Pete: Something wrong with the soundcheck?
Kevin: The programme's gone really,
really mad and has been replaced by another which means that it's
gone - really scary 'cos if it happens again it could ruin everything.
P: Apparently last nights gig in Bristol
was a pile of shit!
K: I didn't like it - all the people
came over the monitors and they pulled out all the leads - everything
was cutting out. Our past few gigs have been terrible, last night
"destroy" was a fitting word for a lot of the songs. If
I can't hear what I'm singing or playing I can't enjoy it. I haven't
stopped drinking. Tension and stress.
P: Peel session, how did that go?
K: Pretty unenjoyable, I don't like
doing things like that.
P: It sounded it, I think he plays
you for the sake of playing you.
K: He didn't used to like us. Media
is media, I don't take anything personally.
P: What about the
Catalogue's (music mag of the day) free flexi,
"Sugar"?
K: We did that in a
cheap studio, I quite like it.
P: More of your vocals
or Belinda's?
K:
It's mine, a few good bits.... a bit of a weird song, experimental
in a way - no bass, an artificial drum effect. We like to mess about,
try something new all the time. There are a few things we've done
that we can call our own, if any band does that they usually try
to capitalise on it by doing it a lot and go downhill. The Mary
Chain got famous basically because of the feedback - they had to
kill that by changing - it also meant that anyone who did that were
"Jesus and Mary Chain" just like us, for example.
P: I'm tempted
to leave the valentines as a sound, leave the voice as an instrument...
K: Personally I don't
like lyrics shoved down my throat. Most people when
they try to listen to music, they try to keep it as a
whole. If you hear every word you spoil it. I can't
stand it, some bands force the words out so you can
hear them properly. The LP follows this point, if you
listen to the second side it's more traditional but
there's much more fooling around on side one. It
turned out like that, it's not friendly listening.
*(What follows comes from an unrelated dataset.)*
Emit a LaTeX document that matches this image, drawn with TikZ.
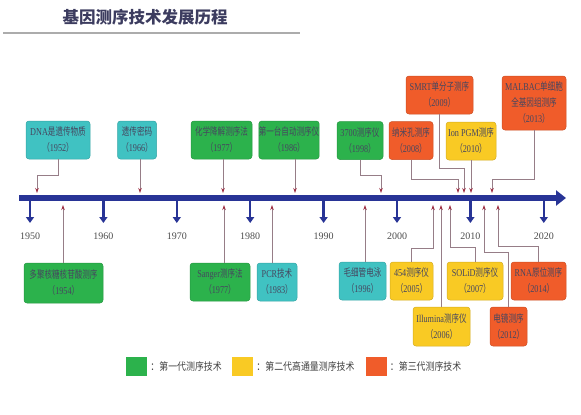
\documentclass[tikz,border=0pt]{standalone}
\usepackage{fontspec}
\setmainfont{Liberation Serif}
\newfontfamily\cjk[FakeStretch=0.72]{Noto Sans CJK SC}
\newfontfamily\cjkleg[FakeStretch=0.85]{Noto Sans CJK SC}
\newfontfamily\cjkhead{Noto Sans CJK SC}
\newfontfamily\boxlat[FakeStretch=0.78]{Liberation Serif}
\usetikzlibrary{arrows.meta,positioning}

\definecolor{cteal}{RGB}{64,194,194}
\definecolor{cgreen}{RGB}{44,178,76}
\definecolor{cyellow}{RGB}{249,202,36}
\definecolor{corange}{RGB}{240,92,42}
\definecolor{axisblue}{RGB}{40,52,150}
\definecolor{linec}{RGB}{150,125,135}
\definecolor{tipred}{RGB}{160,50,70}
\definecolor{boxtext}{RGB}{70,70,95}
\definecolor{titlec}{RGB}{60,60,95}

\newcommand{\zh}[1]{{\cjk #1}}
\newcommand{\yr}[1]{\zh{（}#1\zh{）}}

\tikzset{
  card/.style={rounded corners=3pt, draw=#1!85!black, line width=0.5pt, fill=#1,
    text=boxtext, align=center, inner sep=0pt, minimum height=38pt,
    font=\boxlat\fontsize{10.5}{16}\selectfont},
  conn/.style={draw=linec, line width=0.7pt,
    -{Stealth[length=5pt,width=3.5pt,color=tipred]}},
  tick/.style={draw=axisblue, line width=2.5pt, -{Triangle[length=6pt,width=8pt]}},
  yearlab/.style={font=\fontsize{10}{10}\selectfont, text=black!70},
  swatch/.style={fill=#1, minimum width=21pt, minimum height=19pt, inner sep=0pt},
  legtext/.style={font=\cjkleg\fontsize{10.5}{10.5}\selectfont, text=black!75, inner sep=0pt}
}

\begin{document}
\begin{tikzpicture}[x=1pt,y=-1pt]
  \useasboundingbox (0,0) rectangle (581,415);

  \node[font=\cjkhead\bfseries\fontsize{16.5}{16.5}\selectfont, text=titlec] (title) at (145,17) {基因测序技术发展历程};
  \draw[gray!65, line width=2pt] (3,33) -- (300,33);

  % time axis
  \foreach \yy in {1950,1960,...,2020}{
    \pgfmathsetmacro{\px}{30+7.34*(\yy-1950)}
    \draw[tick] (\px,200) -- (\px,223);
    \node[yearlab] (y\yy) at (\px,236) {\yy};
  }
  \draw[axisblue, line width=6pt, -{Triangle[length=10pt,width=15pt]}] (19,198) -- (566,198);

  \coordinate (a1952) at (37,193);
  \coordinate (a1966) at (140,193);
  \coordinate (a1977) at (223,193);
  \coordinate (a1986) at (295,193);
  \coordinate (a1998) at (381,193);
  \coordinate (a2008) at (458,193);
  \coordinate (a2009) at (464,193);
  \coordinate (a2010) at (471,193);
  \coordinate (a2013) at (492,193);

  \coordinate (b1954) at (63,205);
  \coordinate (b1977) at (224,205);
  \coordinate (b1983) at (272,205);
  \coordinate (b1996) at (365,205);
  \coordinate (b2005) at (433,205);
  \coordinate (b2006) at (441,205);
  \coordinate (b2007) at (450,205);
  \coordinate (b2012) at (484,205);
  \coordinate (b2014) at (498,205);

  % events above the axis
  \node[card=cteal, minimum width=64pt] (dna) at (58,140) {DNA\zh{是遗传物质}\\\yr{1952}};
  \node[card=cteal, minimum width=39pt] (code) at (137,140) {\zh{遗传密码}\\\yr{1966}};
  \node[card=cgreen, minimum width=61pt] (chem) at (221.5,140) {\zh{化学降解测序法}\\\yr{1977}};
  \node[card=cgreen, minimum width=58pt] (auto) at (289,140) {\zh{第一台自动测序仪}\\\yr{1986}};
  \node[card=cgreen, minimum width=46pt] (abi) at (360,140.5) {3700\zh{测序仪}\\\yr{1998}};
  \node[card=corange, minimum width=44pt] (nano) at (411,140.5) {\zh{纳米孔测序}\\\yr{2008}};
  \node[card=corange, minimum width=67pt] (smrt) at (439.5,95) {SMRT\zh{单分子测序}\\\yr{2009}};
  \node[card=cyellow, minimum width=50pt] (ion) at (471,141) {Ion PGM\zh{测序}\\\yr{2010}};
  \node[card=corange, minimum width=64pt, minimum height=54pt] (malbac) at (534,103) {MALBAC\zh{单细胞}\\\zh{全基因组测序}\\\yr{2013}};

  % events below the axis
  \node[card=cgreen, minimum width=79pt, minimum height=40pt] (poly) at (63.5,283) {\zh{多聚核糖核苷酸测序}\\\yr{1954}};
  \node[card=cgreen, minimum width=60pt] (sanger) at (220,282) {Sanger\zh{测序法}\\\yr{1977}};
  \node[card=cteal, minimum width=40pt] (pcr) at (277,282) {PCR\zh{技术}\\\yr{1983}};
  \node[card=cteal, minimum width=47pt] (capil) at (362.5,281) {\zh{毛细管电泳}\\\yr{1996}};
  \node[card=cyellow, minimum width=43pt] (roche) at (411.5,281) {454\zh{测序仪}\\\yr{2005}};
  \node[card=cyellow, minimum width=57pt, minimum height=39pt] (illu) at (441.5,326.5) {Illumina\zh{测序仪}\\\yr{2006}};
  \node[card=cyellow, minimum width=56pt] (solid) at (475,281) {SOLiD\zh{测序仪}\\\yr{2007}};
  \node[card=corange, minimum width=37pt, minimum height=39pt] (em) at (508.5,326.5) {\zh{电镜测序}\\\yr{2012}};
  \node[card=corange, minimum width=55pt] (rna) at (538.5,281) {RNA\zh{原位测序}\\\yr{2014}};

  % connectors
  \draw[conn] (dna.south) -- ++(0,16) -| (a1952);
  \draw[conn] (a1966 |- code.south) -- (a1966);
  \draw[conn] (a1977 |- chem.south) -- (a1977);
  \draw[conn] (a1986 |- auto.south) -- (a1986);
  \draw[conn] (abi.south) -- ++(0,16) -| (a1998);
  \draw[conn] (nano.south) -- ++(0,20) -| (a2008);
  \draw[conn] (smrt.south) -- ++(0,54) -| (a2009);
  \draw[conn] (a2010 |- ion.south) -- (a2010);
  \draw[conn] (malbac.south) -- ++(0,49) -| (a2013);

  \draw[conn] (b1954 |- poly.north) -- (b1954);
  \draw[conn] (b1977 |- sanger.north) -- (b1977);
  \draw[conn] (b1983 |- pcr.north) -- (b1983);
  \draw[conn] (b1996 |- capil.north) -- (b1996);
  \draw[conn] (roche.north) -- ++(0,-13) -| (b2005);
  \draw[conn] (b2006 |- illu.north) -- (b2006);
  \draw[conn] (solid.north) -- ++(0,-14) -| (b2007);
  \draw[conn] (em.north) -- ++(0,-54) -| (b2012);
  \draw[conn] (rna.north) -- ++(0,-15) -| (b2014);

  % legend
  \node[swatch=cgreen] (sw1) at (136.5,366.5) {};
  \node[legtext, right=3pt of sw1] (lg1) {：第一代测序技术};
  \node[swatch=cyellow] (sw2) at (242.5,366.5) {};
  \node[legtext, right=3pt of sw2] (lg2) {：第二代高通量测序技术};
  \node[swatch=corange] (sw3) at (376,366.5) {};
  \node[legtext, right=3pt of sw3] (lg3) {：第三代测序技术};
\end{tikzpicture}
\end{document}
there's full frequency, and engineers like to be in
control, feel the sound from the top to tamper with
anything, we have a tendency to record it flat. It
goes through nothing, mix to tape, and then I
engineer it myself. The engineer is used as a piece
of information to tell us what we don't know.
P: Have you
changed in the last year from an "indie band"?
K: That's sort of
right and wrong.... we used to be heavier, more from
the Birthday Party/Cramps area. All ther songs are
approached differently, I like 'em when we do 'em but
then I forget 'em. One of the shit things about
playing live is that we have to keep playing the
things we've done, that's not because I don't think
it's good, but when the record it it's the most
important time, often the production doesn't do it
justice, it can be completely destroyed by millions
of things.
P: What about the
combined vocals? Were you listening to The
Sugarcubes?
K: It's tradtional,
long before The Sugarcubes. "Feed me with your
kiss is like Lee Hazelwood and Nancy Sinatra, a guy
sings a bit. It sounds stronger when Belinda sings
with me.
I'm just a scruffy
bastard really, I get asked to leave shops where I
live. - Kevin Shields
P: Do you wish to make it big?
K: Friends follow us and are honest
with us - face value - it puts everything into prespective. I'm
just a scruffy bastard really, I get asked to leave shops where
I live. It would be great to be in a really famous band and have
no-one know what you look like, like say Pink Floyd. Walk through
the audience to the stage, ha! But this is undermined by the press,
depressingly.
P: What about the touting of Belinda
as a sex symbol?
K: People think the only reason we
got well known was Belinda, but we had already released a couple
of singles. If Belinda was ugly it wouldn't matter. Peel said that
"You made me realise" was interesting because we put her
on the cover, being stupidly sexist, and it wasn't Belinda at all!
It was a genuine suicide case we knew.